Data provided:
========
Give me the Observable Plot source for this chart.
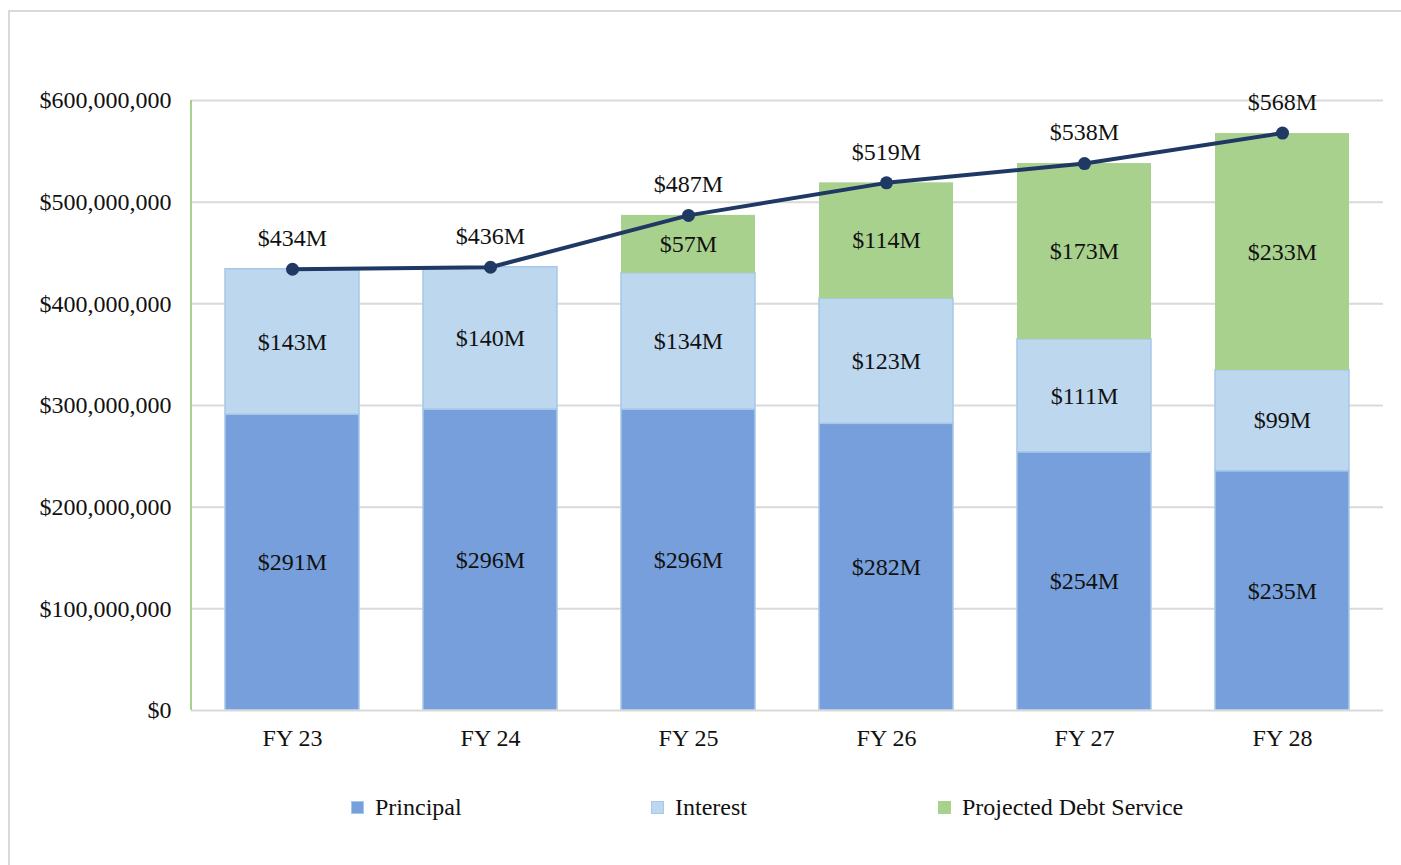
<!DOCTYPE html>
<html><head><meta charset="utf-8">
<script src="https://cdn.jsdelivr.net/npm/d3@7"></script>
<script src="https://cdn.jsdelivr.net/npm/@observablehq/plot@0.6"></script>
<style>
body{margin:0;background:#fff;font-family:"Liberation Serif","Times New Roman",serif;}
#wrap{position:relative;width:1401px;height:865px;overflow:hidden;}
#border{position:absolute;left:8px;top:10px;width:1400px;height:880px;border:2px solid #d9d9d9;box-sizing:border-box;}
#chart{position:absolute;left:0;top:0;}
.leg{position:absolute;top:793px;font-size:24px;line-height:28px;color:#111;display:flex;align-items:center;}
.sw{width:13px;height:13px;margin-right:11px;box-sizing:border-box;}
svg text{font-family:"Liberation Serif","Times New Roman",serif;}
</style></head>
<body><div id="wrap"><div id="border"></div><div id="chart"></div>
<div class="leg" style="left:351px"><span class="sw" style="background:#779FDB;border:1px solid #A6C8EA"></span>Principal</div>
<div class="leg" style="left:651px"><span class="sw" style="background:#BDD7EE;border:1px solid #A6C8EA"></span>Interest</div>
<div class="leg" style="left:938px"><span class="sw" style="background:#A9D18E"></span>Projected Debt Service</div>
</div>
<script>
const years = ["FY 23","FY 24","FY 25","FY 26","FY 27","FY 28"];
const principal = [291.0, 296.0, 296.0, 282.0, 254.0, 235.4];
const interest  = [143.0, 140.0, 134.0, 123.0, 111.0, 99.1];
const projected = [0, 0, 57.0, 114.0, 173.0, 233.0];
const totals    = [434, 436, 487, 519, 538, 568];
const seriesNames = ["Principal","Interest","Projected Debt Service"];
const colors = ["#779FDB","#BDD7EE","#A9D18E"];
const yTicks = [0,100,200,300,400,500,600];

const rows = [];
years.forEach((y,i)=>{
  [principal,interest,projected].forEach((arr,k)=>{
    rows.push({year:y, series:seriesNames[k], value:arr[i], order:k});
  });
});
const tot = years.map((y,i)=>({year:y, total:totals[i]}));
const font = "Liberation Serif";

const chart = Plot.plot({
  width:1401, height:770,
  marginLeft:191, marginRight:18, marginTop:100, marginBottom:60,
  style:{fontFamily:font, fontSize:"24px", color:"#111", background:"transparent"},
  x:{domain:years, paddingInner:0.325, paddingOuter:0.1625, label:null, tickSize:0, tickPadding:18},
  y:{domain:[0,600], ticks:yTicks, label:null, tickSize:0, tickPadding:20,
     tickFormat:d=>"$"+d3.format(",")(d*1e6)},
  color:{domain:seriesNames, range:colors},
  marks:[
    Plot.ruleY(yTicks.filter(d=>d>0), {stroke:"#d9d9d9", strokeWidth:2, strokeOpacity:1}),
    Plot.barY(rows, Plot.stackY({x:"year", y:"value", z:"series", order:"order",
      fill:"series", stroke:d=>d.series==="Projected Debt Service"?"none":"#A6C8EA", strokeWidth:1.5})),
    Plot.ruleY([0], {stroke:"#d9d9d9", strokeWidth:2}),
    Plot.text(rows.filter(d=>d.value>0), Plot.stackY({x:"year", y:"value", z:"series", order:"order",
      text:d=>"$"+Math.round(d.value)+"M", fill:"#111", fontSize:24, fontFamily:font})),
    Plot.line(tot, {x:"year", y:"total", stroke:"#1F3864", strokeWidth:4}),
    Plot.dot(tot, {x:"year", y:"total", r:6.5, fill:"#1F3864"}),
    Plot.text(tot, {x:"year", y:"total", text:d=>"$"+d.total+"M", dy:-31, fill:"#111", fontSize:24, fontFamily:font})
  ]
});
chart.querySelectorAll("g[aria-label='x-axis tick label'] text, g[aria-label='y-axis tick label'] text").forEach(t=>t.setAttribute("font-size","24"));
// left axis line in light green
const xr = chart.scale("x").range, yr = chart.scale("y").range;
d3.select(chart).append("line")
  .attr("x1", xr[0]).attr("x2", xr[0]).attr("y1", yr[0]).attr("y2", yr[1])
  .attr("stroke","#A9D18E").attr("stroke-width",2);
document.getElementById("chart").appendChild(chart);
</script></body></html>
========
The request:
Copy the listing over exactly, skipping the pictures it holds.

Output for this exercise:
Give me the Observable Plot source for this chart.
<!DOCTYPE html>
<html><head><meta charset="utf-8">
<script src="https://cdn.jsdelivr.net/npm/d3@7"></script>
<script src="https://cdn.jsdelivr.net/npm/@observablehq/plot@0.6"></script>
<style>
body{margin:0;background:#fff;font-family:"Liberation Serif","Times New Roman",serif;}
#wrap{position:relative;width:1401px;height:865px;overflow:hidden;}
#border{position:absolute;left:8px;top:10px;width:1400px;height:880px;border:2px solid #d9d9d9;box-sizing:border-box;}
#chart{position:absolute;left:0;top:0;}
.leg{position:absolute;top:793px;font-size:24px;line-height:28px;color:#111;display:flex;align-items:center;}
.sw{width:13px;height:13px;margin-right:11px;box-sizing:border-box;}
svg text{font-family:"Liberation Serif","Times New Roman",serif;}
</style></head>
<body><div id="wrap"><div id="border"></div><div id="chart"></div>
<div class="leg" style="left:351px"><span class="sw" style="background:#779FDB;border:1px solid #A6C8EA"></span>Principal</div>
<div class="leg" style="left:651px"><span class="sw" style="background:#BDD7EE;border:1px solid #A6C8EA"></span>Interest</div>
<div class="leg" style="left:938px"><span class="sw" style="background:#A9D18E"></span>Projected Debt Service</div>
</div>
<script>
const years = ["FY 23","FY 24","FY 25","FY 26","FY 27","FY 28"];
const principal = [291.0, 296.0, 296.0, 282.0, 254.0, 235.4];
const interest  = [143.0, 140.0, 134.0, 123.0, 111.0, 99.1];
const projected = [0, 0, 57.0, 114.0, 173.0, 233.0];
const totals    = [434, 436, 487, 519, 538, 568];
const seriesNames = ["Principal","Interest","Projected Debt Service"];
const colors = ["#779FDB","#BDD7EE","#A9D18E"];
const yTicks = [0,100,200,300,400,500,600];

const rows = [];
years.forEach((y,i)=>{
  [principal,interest,projected].forEach((arr,k)=>{
    rows.push({year:y, series:seriesNames[k], value:arr[i], order:k});
  });
});
const tot = years.map((y,i)=>({year:y, total:totals[i]}));
const font = "Liberation Serif";

const chart = Plot.plot({
  width:1401, height:770,
  marginLeft:191, marginRight:18, marginTop:100, marginBottom:60,
  style:{fontFamily:font, fontSize:"24px", color:"#111", background:"transparent"},
  x:{domain:years, paddingInner:0.325, paddingOuter:0.1625, label:null, tickSize:0, tickPadding:18},
  y:{domain:[0,600], ticks:yTicks, label:null, tickSize:0, tickPadding:20,
     tickFormat:d=>"$"+d3.format(",")(d*1e6)},
  color:{domain:seriesNames, range:colors},
  marks:[
    Plot.ruleY(yTicks.filter(d=>d>0), {stroke:"#d9d9d9", strokeWidth:2, strokeOpacity:1}),
    Plot.barY(rows, Plot.stackY({x:"year", y:"value", z:"series", order:"order",
      fill:"series", stroke:d=>d.series==="Projected Debt Service"?"none":"#A6C8EA", strokeWidth:1.5})),
    Plot.ruleY([0], {stroke:"#d9d9d9", strokeWidth:2}),
    Plot.text(rows.filter(d=>d.value>0), Plot.stackY({x:"year", y:"value", z:"series", order:"order",
      text:d=>"$"+Math.round(d.value)+"M", fill:"#111", fontSize:24, fontFamily:font})),
    Plot.line(tot, {x:"year", y:"total", stroke:"#1F3864", strokeWidth:4}),
    Plot.dot(tot, {x:"year", y:"total", r:6.5, fill:"#1F3864"}),
    Plot.text(tot, {x:"year", y:"total", text:d=>"$"+d.total+"M", dy:-31, fill:"#111", fontSize:24, fontFamily:font})
  ]
});
chart.querySelectorAll("g[aria-label='x-axis tick label'] text, g[aria-label='y-axis tick label'] text").forEach(t=>t.setAttribute("font-size","24"));
// left axis line in light green
const xr = chart.scale("x").range, yr = chart.scale("y").range;
d3.select(chart).append("line")
  .attr("x1", xr[0]).attr("x2", xr[0]).attr("y1", yr[0]).attr("y2", yr[1])
  .attr("stroke","#A9D18E").attr("stroke-width",2);
document.getElementById("chart").appendChild(chart);
</script></body></html>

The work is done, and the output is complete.